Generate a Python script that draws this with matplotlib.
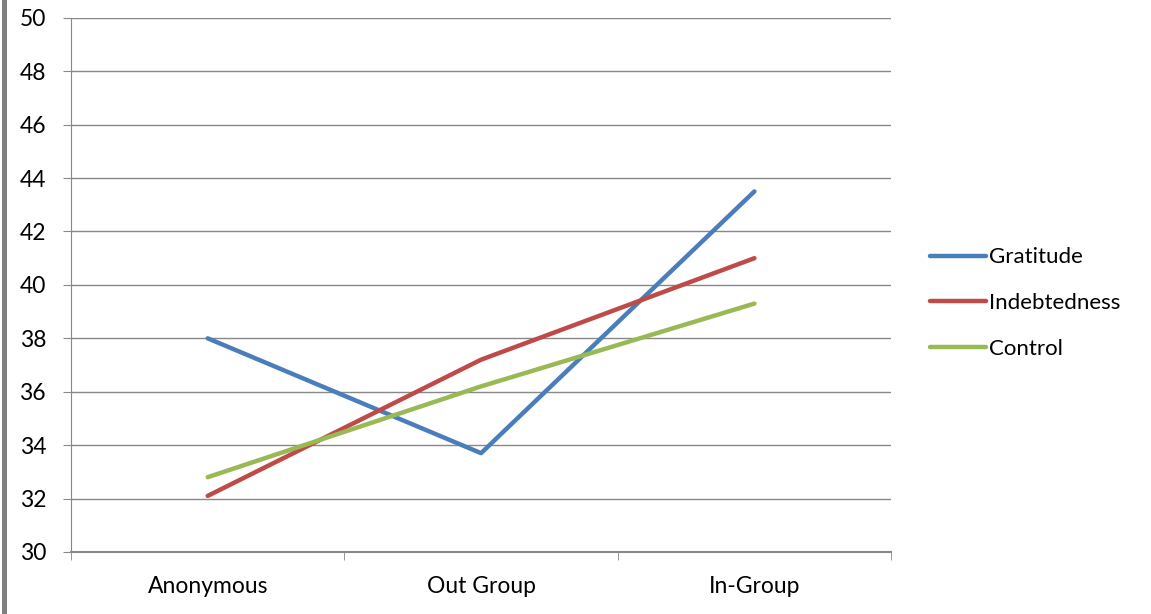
import matplotlib
matplotlib.use("Agg")
import matplotlib.pyplot as plt
from matplotlib.patches import Rectangle

plt.rcParams['font.family'] = ['Lato', 'DejaVu Sans']

categories = ["Anonymous", "Out Group", "In-Group"]
gratitude = [38.0, 33.7, 43.5]
indebtedness = [32.1, 37.2, 41.0]
control = [32.8, 36.2, 39.3]

series = [
    ("Gratitude", gratitude, "#4A7EBB"),
    ("Indebtedness", indebtedness, "#BE4B48"),
    ("Control", control, "#98B954"),
]

fig = plt.figure(figsize=(11.51, 6.14), dpi=100)
ax = fig.add_axes([0.0617, 0.101, 0.7125, 0.870])

x = range(len(categories))
for name, vals, color in series:
    ax.plot(x, vals, color=color, lw=3.2, label=name, solid_capstyle="round")

ax.set_ylim(30, 50)
ax.set_yticks(range(30, 51, 2))
ax.set_xlim(-0.5, len(categories) - 0.5)
ax.set_xticks(list(x))
ax.set_xticklabels(categories)
ax.set_xticks([i - 0.5 for i in range(len(categories) + 1)], minor=True)
ax.tick_params(axis="x", which="major", length=0, pad=17, labelsize=16.5)
ax.tick_params(axis="x", which="minor", length=6, color="#888888")
ax.tick_params(axis="y", length=6, color="#888888", labelsize=16.5, pad=12)

ax.grid(axis="y", color="#888888", lw=1)
ax.set_axisbelow(True)
for side in ("top", "right"):
    ax.spines[side].set_visible(False)
ax.spines["left"].set_color("#888888")
ax.spines["bottom"].set_color("#888888")
ax.spines["bottom"].set_linewidth(1.5)

fig.legend(loc="center left", bbox_to_anchor=(0.808, 0.5065), frameon=False,
           fontsize=16, handlelength=2.5, handletextpad=0.15, labelspacing=1.15,
           borderpad=0, borderaxespad=0)

# gray border strip on the left edge
fig.add_artist(Rectangle((0.002, 0), 0.004, 1, transform=fig.transFigure,
                         color="#808080", lw=0))

fig.savefig("out.png", dpi=100)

_ _ _ _ _

- **Your task**
Repeat verbatim all the material, but not the pictures.

- **Answer below**
Generate a Python script that draws this with matplotlib.
import matplotlib
matplotlib.use("Agg")
import matplotlib.pyplot as plt
from matplotlib.patches import Rectangle

plt.rcParams['font.family'] = ['Lato', 'DejaVu Sans']

categories = ["Anonymous", "Out Group", "In-Group"]
gratitude = [38.0, 33.7, 43.5]
indebtedness = [32.1, 37.2, 41.0]
control = [32.8, 36.2, 39.3]

series = [
    ("Gratitude", gratitude, "#4A7EBB"),
    ("Indebtedness", indebtedness, "#BE4B48"),
    ("Control", control, "#98B954"),
]

fig = plt.figure(figsize=(11.51, 6.14), dpi=100)
ax = fig.add_axes([0.0617, 0.101, 0.7125, 0.870])

x = range(len(categories))
for name, vals, color in series:
    ax.plot(x, vals, color=color, lw=3.2, label=name, solid_capstyle="round")

ax.set_ylim(30, 50)
ax.set_yticks(range(30, 51, 2))
ax.set_xlim(-0.5, len(categories) - 0.5)
ax.set_xticks(list(x))
ax.set_xticklabels(categories)
ax.set_xticks([i - 0.5 for i in range(len(categories) + 1)], minor=True)
ax.tick_params(axis="x", which="major", length=0, pad=17, labelsize=16.5)
ax.tick_params(axis="x", which="minor", length=6, color="#888888")
ax.tick_params(axis="y", length=6, color="#888888", labelsize=16.5, pad=12)

ax.grid(axis="y", color="#888888", lw=1)
ax.set_axisbelow(True)
for side in ("top", "right"):
    ax.spines[side].set_visible(False)
ax.spines["left"].set_color("#888888")
ax.spines["bottom"].set_color("#888888")
ax.spines["bottom"].set_linewidth(1.5)

fig.legend(loc="center left", bbox_to_anchor=(0.808, 0.5065), frameon=False,
           fontsize=16, handlelength=2.5, handletextpad=0.15, labelspacing=1.15,
           borderpad=0, borderaxespad=0)

# gray border strip on the left edge
fig.add_artist(Rectangle((0.002, 0), 0.004, 1, transform=fig.transFigure,
                         color="#808080", lw=0))

fig.savefig("out.png", dpi=100)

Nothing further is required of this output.